In the video, Zhdanov maintained that Zelensky was “obviously under pressure” in pre-trial detention. “We really fear for the possibility of protecting him legally. The fact is that he […], in writing, refused a lawyer and admitted his guilt in full,” Zhdanov said.
However, on Friday, February 19, Marina Litvinovich — a member of Moscow’s Public Monitoring Commission, who visited Zelensky in pre-trial detention — wrote on Telegram that Pavel Zelesnky pleaded guilty “deliberately, no one was pressing him.”
“He said that he has no intention of walking back his tweets and says that this is his position. Having pleaded guilty, he’s partially counting on the possibility of softening the measures of restraint against him, for example, house arrest,” Litvinovich said.
According to Zhdanov, the FBK has sent Zelensky a new lawyer and plans to “deal” with the situation.
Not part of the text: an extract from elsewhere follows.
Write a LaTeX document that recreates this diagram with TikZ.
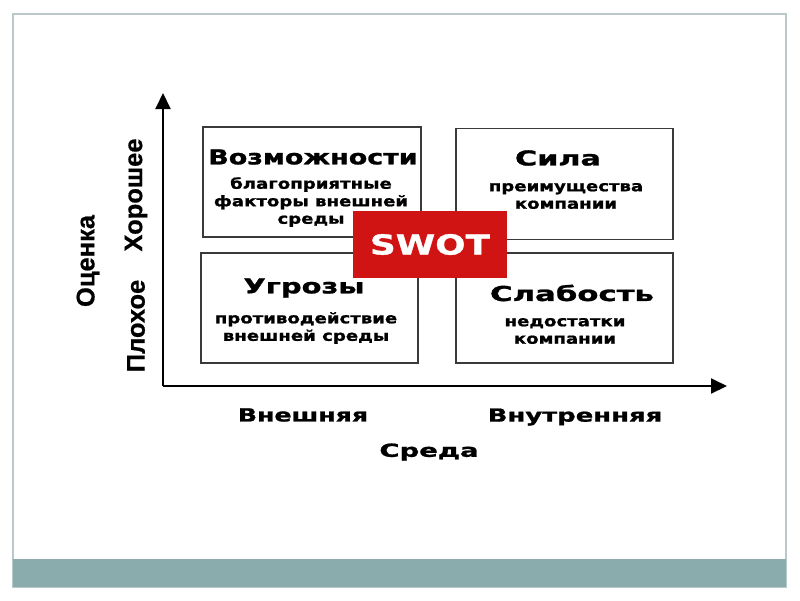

Earlier, Zelensky was represented by Mansur Gilmanov — a lawyer from the international human rights group “Agora.”
Pavel Zelensky was arrested on January 15, 2021, and remanded in custody on charges of inciting extremism over two posts he made on Twitter about about the death of Irina Slavina, a Russian journalist who died by suicide in October of last year.
In one of the two posts, Zelensky wrote that he hates Russian President Vladimir Putin, adding that “you can consider my words a call.”